Supplied material
## BEGIN

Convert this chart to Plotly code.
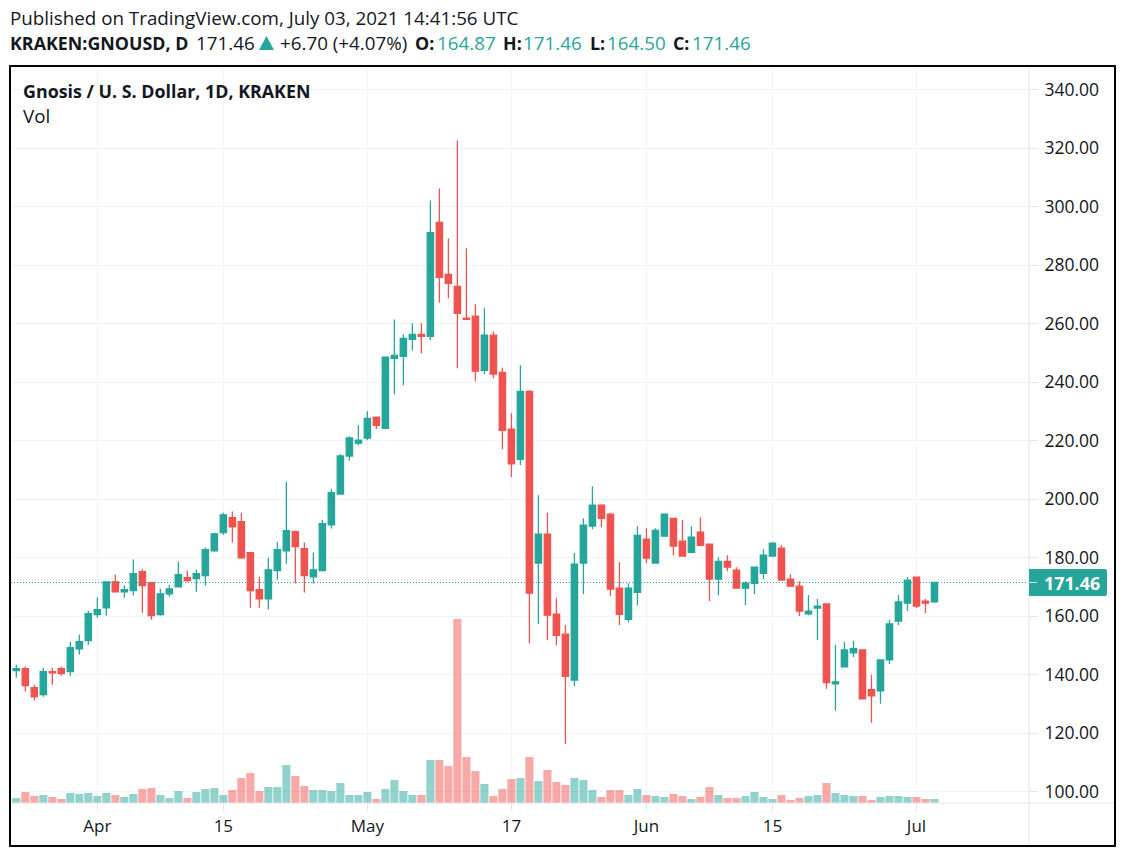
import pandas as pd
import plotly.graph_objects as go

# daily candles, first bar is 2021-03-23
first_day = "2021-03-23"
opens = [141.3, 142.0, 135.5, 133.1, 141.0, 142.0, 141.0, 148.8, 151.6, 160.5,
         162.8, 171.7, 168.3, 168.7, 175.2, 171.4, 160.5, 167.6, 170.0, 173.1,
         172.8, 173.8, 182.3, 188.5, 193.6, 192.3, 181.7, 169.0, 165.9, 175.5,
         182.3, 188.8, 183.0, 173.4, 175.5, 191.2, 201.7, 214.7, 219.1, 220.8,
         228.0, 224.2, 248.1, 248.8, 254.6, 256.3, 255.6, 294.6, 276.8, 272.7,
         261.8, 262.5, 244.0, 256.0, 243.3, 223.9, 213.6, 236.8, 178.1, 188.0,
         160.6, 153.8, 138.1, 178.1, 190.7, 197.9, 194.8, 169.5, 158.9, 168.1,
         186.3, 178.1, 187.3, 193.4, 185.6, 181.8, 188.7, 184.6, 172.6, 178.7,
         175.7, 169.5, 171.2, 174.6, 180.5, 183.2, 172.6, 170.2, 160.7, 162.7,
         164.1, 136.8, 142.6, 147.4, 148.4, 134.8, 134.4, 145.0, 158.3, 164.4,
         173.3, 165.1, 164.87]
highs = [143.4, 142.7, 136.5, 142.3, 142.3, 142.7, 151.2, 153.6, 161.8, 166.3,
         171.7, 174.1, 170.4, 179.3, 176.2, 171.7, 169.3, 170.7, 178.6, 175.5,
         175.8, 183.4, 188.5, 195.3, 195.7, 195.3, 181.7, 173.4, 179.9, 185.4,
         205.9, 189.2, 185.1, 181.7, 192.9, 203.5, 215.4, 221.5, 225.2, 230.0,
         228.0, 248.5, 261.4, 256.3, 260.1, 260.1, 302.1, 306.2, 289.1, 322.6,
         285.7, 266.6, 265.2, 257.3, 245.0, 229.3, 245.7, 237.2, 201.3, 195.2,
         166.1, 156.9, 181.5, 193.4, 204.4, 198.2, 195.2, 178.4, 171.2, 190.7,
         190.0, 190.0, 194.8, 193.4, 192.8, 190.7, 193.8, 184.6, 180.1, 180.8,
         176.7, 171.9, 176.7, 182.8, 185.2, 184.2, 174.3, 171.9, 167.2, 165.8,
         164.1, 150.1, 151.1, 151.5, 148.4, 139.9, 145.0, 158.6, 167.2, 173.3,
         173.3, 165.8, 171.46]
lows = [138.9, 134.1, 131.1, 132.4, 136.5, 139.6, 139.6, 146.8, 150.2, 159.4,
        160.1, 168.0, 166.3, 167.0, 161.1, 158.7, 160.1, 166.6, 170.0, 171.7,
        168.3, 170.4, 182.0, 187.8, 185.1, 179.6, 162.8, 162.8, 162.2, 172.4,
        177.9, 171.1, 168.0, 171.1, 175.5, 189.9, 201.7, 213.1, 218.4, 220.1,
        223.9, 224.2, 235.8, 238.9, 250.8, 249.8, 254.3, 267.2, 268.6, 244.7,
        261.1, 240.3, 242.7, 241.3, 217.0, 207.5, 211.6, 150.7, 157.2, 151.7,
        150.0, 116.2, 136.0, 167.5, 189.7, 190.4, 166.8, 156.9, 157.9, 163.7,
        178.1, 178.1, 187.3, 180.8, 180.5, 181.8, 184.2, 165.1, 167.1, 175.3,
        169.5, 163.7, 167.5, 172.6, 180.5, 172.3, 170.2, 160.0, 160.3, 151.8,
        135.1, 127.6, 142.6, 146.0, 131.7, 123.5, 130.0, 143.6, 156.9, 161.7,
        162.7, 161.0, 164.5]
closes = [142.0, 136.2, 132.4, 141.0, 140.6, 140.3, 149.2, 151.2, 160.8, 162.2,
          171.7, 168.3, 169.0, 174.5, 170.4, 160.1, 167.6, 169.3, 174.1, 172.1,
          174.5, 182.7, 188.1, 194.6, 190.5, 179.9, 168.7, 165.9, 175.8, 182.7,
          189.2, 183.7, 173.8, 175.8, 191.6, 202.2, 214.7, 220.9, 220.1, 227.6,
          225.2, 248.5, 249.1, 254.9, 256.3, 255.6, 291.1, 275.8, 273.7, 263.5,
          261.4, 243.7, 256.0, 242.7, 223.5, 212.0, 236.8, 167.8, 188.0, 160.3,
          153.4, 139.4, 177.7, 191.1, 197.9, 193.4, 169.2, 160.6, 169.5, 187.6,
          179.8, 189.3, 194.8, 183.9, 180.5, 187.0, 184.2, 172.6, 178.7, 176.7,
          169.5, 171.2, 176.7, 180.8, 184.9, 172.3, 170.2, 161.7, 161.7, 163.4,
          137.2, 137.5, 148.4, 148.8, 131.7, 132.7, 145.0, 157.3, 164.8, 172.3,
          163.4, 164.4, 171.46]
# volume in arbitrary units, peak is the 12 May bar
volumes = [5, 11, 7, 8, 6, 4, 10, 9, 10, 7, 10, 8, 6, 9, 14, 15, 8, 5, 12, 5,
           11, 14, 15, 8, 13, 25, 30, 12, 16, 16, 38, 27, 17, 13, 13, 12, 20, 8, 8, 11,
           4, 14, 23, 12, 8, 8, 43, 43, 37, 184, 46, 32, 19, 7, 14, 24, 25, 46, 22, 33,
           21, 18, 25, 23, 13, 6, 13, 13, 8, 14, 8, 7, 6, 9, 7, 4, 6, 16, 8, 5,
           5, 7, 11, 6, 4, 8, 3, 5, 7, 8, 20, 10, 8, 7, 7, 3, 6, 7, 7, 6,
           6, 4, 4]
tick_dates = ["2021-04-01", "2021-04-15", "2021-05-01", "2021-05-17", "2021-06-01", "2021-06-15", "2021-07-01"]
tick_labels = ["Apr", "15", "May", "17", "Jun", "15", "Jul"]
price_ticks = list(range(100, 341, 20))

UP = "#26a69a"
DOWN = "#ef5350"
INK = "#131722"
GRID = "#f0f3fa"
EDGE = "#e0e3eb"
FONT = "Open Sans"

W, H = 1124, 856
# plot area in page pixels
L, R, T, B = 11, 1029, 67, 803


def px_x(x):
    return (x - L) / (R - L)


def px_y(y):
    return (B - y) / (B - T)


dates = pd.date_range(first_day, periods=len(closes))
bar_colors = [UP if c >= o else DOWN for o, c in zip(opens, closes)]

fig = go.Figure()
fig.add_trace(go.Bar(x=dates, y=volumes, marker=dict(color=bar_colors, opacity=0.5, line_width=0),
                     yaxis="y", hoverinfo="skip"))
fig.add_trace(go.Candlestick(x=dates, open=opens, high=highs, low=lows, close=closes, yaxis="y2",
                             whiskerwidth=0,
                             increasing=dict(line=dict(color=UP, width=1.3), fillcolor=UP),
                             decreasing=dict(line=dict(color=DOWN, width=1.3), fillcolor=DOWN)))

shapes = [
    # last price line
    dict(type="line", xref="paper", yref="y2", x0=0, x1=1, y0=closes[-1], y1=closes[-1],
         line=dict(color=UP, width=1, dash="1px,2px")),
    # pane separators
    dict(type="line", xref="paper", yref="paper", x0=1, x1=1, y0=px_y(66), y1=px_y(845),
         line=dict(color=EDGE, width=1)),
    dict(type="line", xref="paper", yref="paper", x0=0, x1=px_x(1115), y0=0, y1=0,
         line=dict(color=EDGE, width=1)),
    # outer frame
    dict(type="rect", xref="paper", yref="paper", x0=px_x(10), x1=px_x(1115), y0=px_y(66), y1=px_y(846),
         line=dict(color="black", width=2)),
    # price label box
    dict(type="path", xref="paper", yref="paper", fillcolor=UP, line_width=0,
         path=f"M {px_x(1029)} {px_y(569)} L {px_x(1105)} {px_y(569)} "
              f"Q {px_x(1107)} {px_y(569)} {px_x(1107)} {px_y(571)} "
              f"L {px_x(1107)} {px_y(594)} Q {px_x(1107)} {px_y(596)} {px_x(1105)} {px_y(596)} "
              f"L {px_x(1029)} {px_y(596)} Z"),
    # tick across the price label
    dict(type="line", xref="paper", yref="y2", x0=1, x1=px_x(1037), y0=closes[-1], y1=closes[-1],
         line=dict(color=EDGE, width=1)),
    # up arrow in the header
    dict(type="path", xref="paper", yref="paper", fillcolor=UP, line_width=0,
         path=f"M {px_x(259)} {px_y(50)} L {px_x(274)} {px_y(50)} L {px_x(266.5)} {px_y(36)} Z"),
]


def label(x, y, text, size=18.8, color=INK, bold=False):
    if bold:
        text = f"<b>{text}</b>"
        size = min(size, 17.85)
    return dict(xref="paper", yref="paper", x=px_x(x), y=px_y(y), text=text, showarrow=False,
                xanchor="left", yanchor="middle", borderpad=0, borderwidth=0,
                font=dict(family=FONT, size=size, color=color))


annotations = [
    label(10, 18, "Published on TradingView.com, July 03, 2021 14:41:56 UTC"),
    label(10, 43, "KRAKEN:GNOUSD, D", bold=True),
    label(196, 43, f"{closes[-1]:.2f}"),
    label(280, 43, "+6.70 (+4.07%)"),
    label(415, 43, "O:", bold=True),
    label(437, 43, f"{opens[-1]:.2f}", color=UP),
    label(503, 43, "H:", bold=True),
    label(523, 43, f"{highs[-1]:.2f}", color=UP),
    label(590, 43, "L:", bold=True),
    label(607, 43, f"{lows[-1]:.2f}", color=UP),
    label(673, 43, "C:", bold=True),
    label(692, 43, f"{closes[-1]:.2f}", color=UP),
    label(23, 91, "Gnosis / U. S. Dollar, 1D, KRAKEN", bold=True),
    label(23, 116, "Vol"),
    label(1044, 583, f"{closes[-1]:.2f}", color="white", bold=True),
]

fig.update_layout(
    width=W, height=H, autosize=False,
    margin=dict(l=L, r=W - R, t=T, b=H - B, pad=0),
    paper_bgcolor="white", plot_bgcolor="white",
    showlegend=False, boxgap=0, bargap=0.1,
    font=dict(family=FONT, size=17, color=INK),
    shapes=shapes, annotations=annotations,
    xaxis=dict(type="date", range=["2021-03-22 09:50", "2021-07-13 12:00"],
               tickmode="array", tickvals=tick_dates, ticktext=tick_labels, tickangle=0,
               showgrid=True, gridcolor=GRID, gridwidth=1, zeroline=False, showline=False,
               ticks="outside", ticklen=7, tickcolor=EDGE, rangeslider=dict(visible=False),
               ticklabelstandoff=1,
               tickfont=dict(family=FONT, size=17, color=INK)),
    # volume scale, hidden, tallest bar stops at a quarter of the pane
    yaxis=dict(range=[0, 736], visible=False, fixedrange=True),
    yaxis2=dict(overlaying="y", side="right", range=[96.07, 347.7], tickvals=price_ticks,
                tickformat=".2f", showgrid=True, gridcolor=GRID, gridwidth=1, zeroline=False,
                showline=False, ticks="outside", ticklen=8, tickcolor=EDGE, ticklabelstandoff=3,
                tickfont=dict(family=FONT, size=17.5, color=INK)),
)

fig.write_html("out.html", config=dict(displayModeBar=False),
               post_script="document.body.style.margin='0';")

## END

Everything from the first line to the line with "import plotly.graph_objects as go" must be repeated exactly, and nothing else. Leave the pictures out.

Convert this chart to Plotly code.
import pandas as pd
import plotly.graph_objects as go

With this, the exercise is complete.